The metaphor: "If in some smothering dreams" (line 17), the simile: "His hanging face, like a devil's sick of sin" (line 20), and the personification of "innocent tongues" (line 24)
are all threads in this detailed tapestry. The vivid imagery (lines 17-24) of the bodies as seen in Owen's recurring dream further enforce the horror of war. In lines twenty-five to
twenty-eight, Owen states that if we had seen what he had, we would not tell our children that it is sweet and becoming to die for one's country. In saying this, Owen denies history because the willingness of people to die for one's country has started and finished countless wars.

This poem can be compared to another by Ezra Pound. The closing line "Dulce et decorum est pro patria mori" is echoed in Part IV of Ezra Pound's poem "Hugh Selwyn
Mauberly
." Pound also emphasizes the horror of war but his poem contrasts with Owen's in one important way; it was written for a different reason. Owen wrote his poem because he needed to write down his experience and feelings of war. As it turned out, he died a week before the armistice. Pound's is a post-war poem by a poet who didn't experience war. His poem's function is education about war and its consequences. It tells people of causes and the horrors of war, urging them to avoid its destructive power. This is apparent in this excerpt:

some in fear, learning love of slaughter;
died some pro patria, non dulce non et decor"..
walked eye-deep in hell
believing in old men's lies, then unbelieving
came home, home to a lie,
home to many deceits,
home to old lies and new infamy;

In part V of the same poem, Pound also mourns the artists, like Owen, who were swallowed up by the war:

There died a myriad,
And of the best, among them,
For an old bitch gone in the teeth,
For a botched civilization,

Charm, smiling at the good mouth,
Quick eyes gone under earth's lid,

For two gross of broken statues,
For a few thousand battered books.
The last line of Owen's poem alludes to Book III of Horace's Odes, poem II which talks of the nature of war and youth. It begins:

Angustam amice pauperiem pati
Robostus acri militia puer
Condiscat et Parthos feroces
Vexet eques metuendus hasta

To suffer in hardness with good cheer,
In sternest school of warfare bred,
Our youth should learn; let steed and spear
Make him one day the Parthian's dread;

This enforces the belief that real manliness is to die for one's country.

However, the quote from Horace in Owen's poem is quite ambiguous. Decorum comes from decus, meaning fitting; nothing is right or wrong, only what is fitting. Thus,
a soldier who is a coward is wrong but being a coward is not wrong.
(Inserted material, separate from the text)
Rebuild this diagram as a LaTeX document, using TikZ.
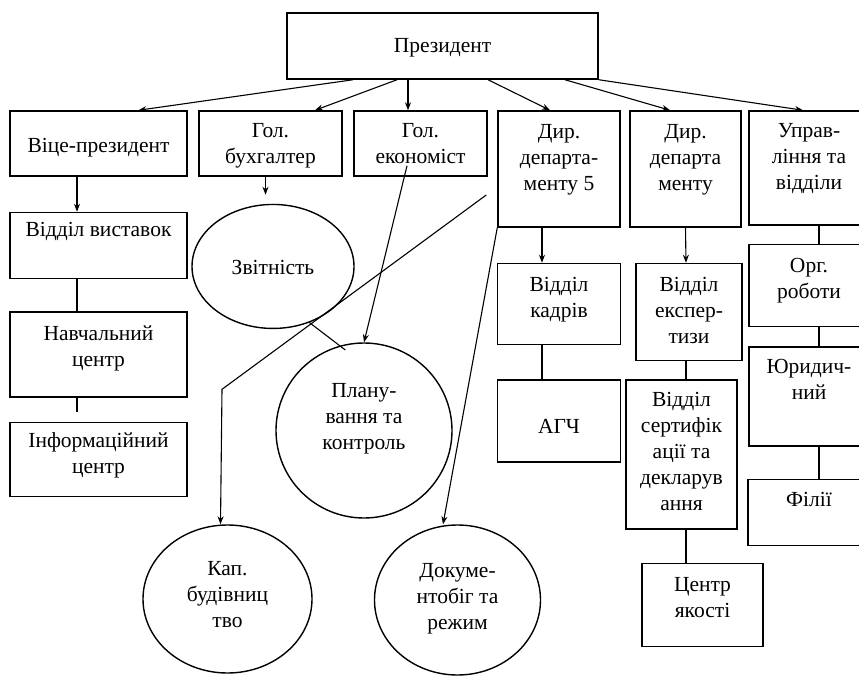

Owen, who died when he was twenty-five, used the simple and most basic literary devices in his poem because he hadn't had any time to learn or develop other stylistic techniques. At that period, Latin was taught in schools, so Owen would have been familiar with Horace's text. Indeed, it was a known cliche. I don't think Owen had Horace's dual meaning of decorum in mind. Rather, he used the phrase, expressing his disgust of war and his desire that later generations will not be swept away by its tides.

It is ironic to note that when Horace, who seemed to believe in dying for one's country, experienced war, he dropped his shield and ran, so that he could live to fight another day. Owen, who didn't believe in dying for one's country, died while fighting on the front line. Horace did what he thought was fitting. Owen did not.